--- PROBLEM DETAILS ---
Skip all pictures. Write out the data below from its first line through the line that contains "const height = 501;".

****************

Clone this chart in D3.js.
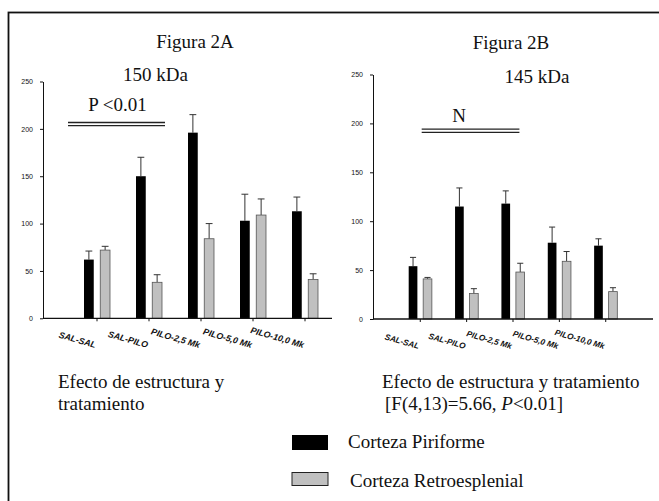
<!DOCTYPE html>
<html>
<head>
<meta charset="utf-8">
<script src="https://cdn.jsdelivr.net/npm/d3@7"></script>
<style>
    body { margin: 0; background: #fff; }
    svg { display: block; }
    .serif { font-family: 'Liberation Serif', 'Times New Roman', serif; fill: #111; }
    .sans { font-family: 'Liberation Sans', Arial, sans-serif; fill: #111; }
</style>
</head>
<body>
<div id="chart"></div>
<script>
// Grupos de tratamiento (eje X)
const groups = ['SAL-SAL', 'SAL-PILO', 'PILO-2,5 Mk', 'PILO-5,0 Mk', 'PILO-10,0 Mk'];
const seriesNames = ['Corteza Piriforme', 'Corteza Retroesplenial'];
const seriesColors = ['#000000', '#c0c0c0'];
const yTicks = [0, 50, 100, 150, 200, 250];

// Figura 2A - 150 kDa
const piriforme150 = [62, 150, 196, 103, 113];
const piriforme150Err = [9, 20, 19, 28, 15];
const retro150 = [72, 38, 84, 109, 41];
const retro150Err = [4, 8, 16, 17, 6];

// Figura 2B - 145 kDa
const piriforme145 = [54, 115, 118, 78, 75];
const piriforme145Err = [9, 19, 13, 16, 7];
const retro145 = [41, 26, 48, 59, 28];
const retro145Err = [1.5, 5, 9, 10, 4];

const width = 659;
const height = 501;

const svg = d3.select('#chart')
    .append('svg')
    .attr('width', width)
    .attr('height', height);

// marco de la figura
svg.append('rect')
    .attr('x', 8.5)
    .attr('y', 12.5)
    .attr('width', 700)
    .attr('height', 600)
    .attr('fill', 'none')
    .attr('stroke', '#111')
    .attr('stroke-width', 1.8);

function buildRows(means, errs) {
    return groups.map((group, i) => ({ group, means: means.map((m) => m[i]), errs: errs.map((e) => e[i]) }));
}

function drawPanel(cfg) {
    const x0 = d3.scaleBand()
        .domain(groups)
        .range(cfg.xRange)
        .paddingInner(0.5)
        .paddingOuter(0.25);

    const x1 = d3.scaleBand()
        .domain(seriesNames)
        .range([0, x0.bandwidth()])
        .paddingInner(0.4);

    const y = d3.scaleLinear()
        .domain([0, 250])
        .range(cfg.yRange);

    const g = svg.append('g');

    // eje Y
    const yAxis = g.append('g')
        .attr('transform', `translate(${cfg.axisStart},0)`)
        .call(d3.axisLeft(y).tickValues(yTicks).tickSize(3).tickPadding(7).tickSizeOuter(0));
    yAxis.selectAll('text')
        .attr('class', 'sans')
        .attr('fill', '#111')
        .attr('font-size', '7px');
    yAxis.selectAll('path, line').attr('stroke', '#111');

    // barras
    const rows = buildRows(cfg.means, cfg.errs);
    const groupSel = g.selectAll('.grp')
        .data(rows)
        .enter()
        .append('g')
        .attr('class', 'grp')
        .attr('transform', (d) => `translate(${x0(d.group)},0)`);

    const bars = groupSel.selectAll('.bar')
        .data((d) => seriesNames.map((name, i) => ({ name, value: d.means[i], err: d.errs[i], idx: i })))
        .enter();

    bars.append('line')
        .attr('x1', (d) => x1(d.name) + x1.bandwidth() / 2)
        .attr('x2', (d) => x1(d.name) + x1.bandwidth() / 2)
        .attr('y1', (d) => y(d.value))
        .attr('y2', (d) => y(d.value + d.err))
        .attr('stroke', '#333')
        .attr('stroke-width', 1);

    bars.append('line')
        .attr('x1', (d) => x1(d.name) + x1.bandwidth() * 0.15)
        .attr('x2', (d) => x1(d.name) + x1.bandwidth() * 0.85)
        .attr('y1', (d) => y(d.value + d.err))
        .attr('y2', (d) => y(d.value + d.err))
        .attr('stroke', '#333')
        .attr('stroke-width', 1);

    bars.append('rect')
        .attr('x', (d) => x1(d.name))
        .attr('y', (d) => y(d.value))
        .attr('width', x1.bandwidth())
        .attr('height', (d) => y(0) - y(d.value))
        .attr('fill', (d) => seriesColors[d.idx])
        .attr('stroke', (d) => (d.idx === 0 ? 'none' : '#555'))
        .attr('stroke-width', 0.8);

    // eje X
    const xAxis = g.append('g')
        .attr('transform', `translate(0,${y(0)})`)
        .call(d3.axisBottom(x0).tickSize(3).tickFormat(''));
    xAxis.select('.domain').remove();
    xAxis.selectAll('line').attr('stroke', '#111');

    g.append('line')
        .attr('x1', cfg.axisStart)
        .attr('x2', cfg.axisEnd)
        .attr('y1', y(0))
        .attr('y2', y(0))
        .attr('stroke', '#111')
        .attr('stroke-width', 1.3);

    // etiquetas inclinadas
    g.selectAll('.xlab')
        .data(groups)
        .enter()
        .append('text')
        .attr('class', 'sans')
        .attr('text-anchor', 'end')
        .attr('font-size', cfg.labelSize)
        .attr('font-weight', 'bold')
        .attr('font-style', 'italic')
        .attr('transform', (d) => `translate(${x0(d) + x0.bandwidth() / 2 - 2},${cfg.labelY}) rotate(16)`)
        .text((d) => d);

    // barra de significación (doble línea)
    const sx1 = x0(cfg.sig.from) + cfg.sig.dx1;
    const sx2 = x0(cfg.sig.to) + cfg.sig.dx2;
    [-1.6, 1.6].forEach((off) => {
        g.append('line')
            .attr('x1', sx1)
            .attr('x2', sx2)
            .attr('y1', y(cfg.sig.value) + off)
            .attr('y2', y(cfg.sig.value) + off)
            .attr('stroke', '#222')
            .attr('stroke-width', 1.3);
    });

    cfg.texts.forEach((t) => {
        g.append('text')
            .attr('class', 'serif')
            .attr('x', t.x)
            .attr('y', t.y)
            .attr('text-anchor', t.anchor || 'middle')
            .attr('font-size', '19px')
            .text(t.text);
    });
}

drawPanel({
    means: [piriforme150, retro150],
    errs: [piriforme150Err, retro150Err],
    xRange: [71, 331],
    yRange: [318.3, 81.5],
    axisStart: 43,
    axisEnd: 332,
    labelY: 348,
    labelSize: '8.8px',
    sig: { from: 'SAL-SAL', to: 'SAL-PILO', dx1: -16, dx2: 29, value: 205 },
    texts: [
        { text: 'Figura 2A', x: 195, y: 47.5 },
        { text: '150 kDa', x: 155.5, y: 81 },
        { text: 'P <0.01', x: 117.5, y: 111 },
        { text: 'Efecto de estructura y', x: 58, y: 388, anchor: 'start' },
        { text: 'tratamiento', x: 58, y: 410, anchor: 'start' }
    ]
});

drawPanel({
    means: [piriforme145, retro145],
    errs: [piriforme145Err, retro145Err],
    xRange: [397.1, 628.9],
    yRange: [319, 74.5],
    axisStart: 373,
    axisEnd: 653,
    labelY: 349,
    labelSize: '8.2px',
    sig: { from: 'SAL-SAL', to: 'PILO-2,5 Mk', dx1: 13, dx2: 18, value: 192.5 },
    texts: [
        { text: 'Figura 2B', x: 511, y: 49.3 },
        { text: '145 kDa', x: 537, y: 83.3 },
        { text: 'N', x: 459, y: 122.3 },
        { text: 'Efecto de estructura y tratamiento', x: 382, y: 388, anchor: 'start' }
    ]
});

// texto estadístico con P en cursiva
const stat = svg.append('text')
    .attr('class', 'serif')
    .attr('x', 385)
    .attr('y', 410)
    .attr('font-size', '19px');
stat.append('tspan').text('[F(4,13)=5.66, ');
stat.append('tspan').attr('font-style', 'italic').text('P');
stat.append('tspan').text('<0.01]');

// leyenda
const legend = svg.append('g')
    .attr('class', 'legend')
    .attr('transform', 'translate(292,435)');

legend.selectAll('rect')
    .data(seriesNames)
    .enter()
    .append('rect')
    .attr('x', 0)
    .attr('y', (_, i) => i * 37.5)
    .attr('width', 36)
    .attr('height', (_, i) => (i === 0 ? 15 : 13))
    .attr('fill', (_, i) => seriesColors[i])
    .attr('stroke', (_, i) => (i === 0 ? 'none' : '#222'))
    .attr('stroke-width', 1);

legend.selectAll('text')
    .data(seriesNames)
    .enter()
    .append('text')
    .attr('class', 'serif')
    .attr('x', (_, i) => 56 + i * 2)
    .attr('y', (_, i) => 13 + i * 39)
    .attr('font-size', '19px')
    .text((d) => d);
</script>
</body>
</html>
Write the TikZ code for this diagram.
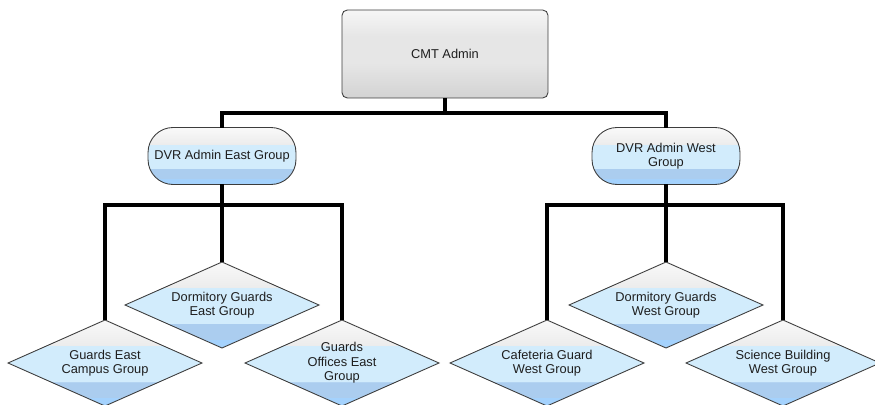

****************

--- FINISHED ANSWER ---
Clone this chart in D3.js.
<!DOCTYPE html>
<html>
<head>
<meta charset="utf-8">
<script src="https://cdn.jsdelivr.net/npm/d3@7"></script>
<style>
    body { margin: 0; background: #fff; }
    svg { display: block; }
    .serif { font-family: 'Liberation Serif', 'Times New Roman', serif; fill: #111; }
    .sans { font-family: 'Liberation Sans', Arial, sans-serif; fill: #111; }
</style>
</head>
<body>
<div id="chart"></div>
<script>
// Grupos de tratamiento (eje X)
const groups = ['SAL-SAL', 'SAL-PILO', 'PILO-2,5 Mk', 'PILO-5,0 Mk', 'PILO-10,0 Mk'];
const seriesNames = ['Corteza Piriforme', 'Corteza Retroesplenial'];
const seriesColors = ['#000000', '#c0c0c0'];
const yTicks = [0, 50, 100, 150, 200, 250];

// Figura 2A - 150 kDa
const piriforme150 = [62, 150, 196, 103, 113];
const piriforme150Err = [9, 20, 19, 28, 15];
const retro150 = [72, 38, 84, 109, 41];
const retro150Err = [4, 8, 16, 17, 6];

// Figura 2B - 145 kDa
const piriforme145 = [54, 115, 118, 78, 75];
const piriforme145Err = [9, 19, 13, 16, 7];
const retro145 = [41, 26, 48, 59, 28];
const retro145Err = [1.5, 5, 9, 10, 4];

const width = 659;
const height = 501;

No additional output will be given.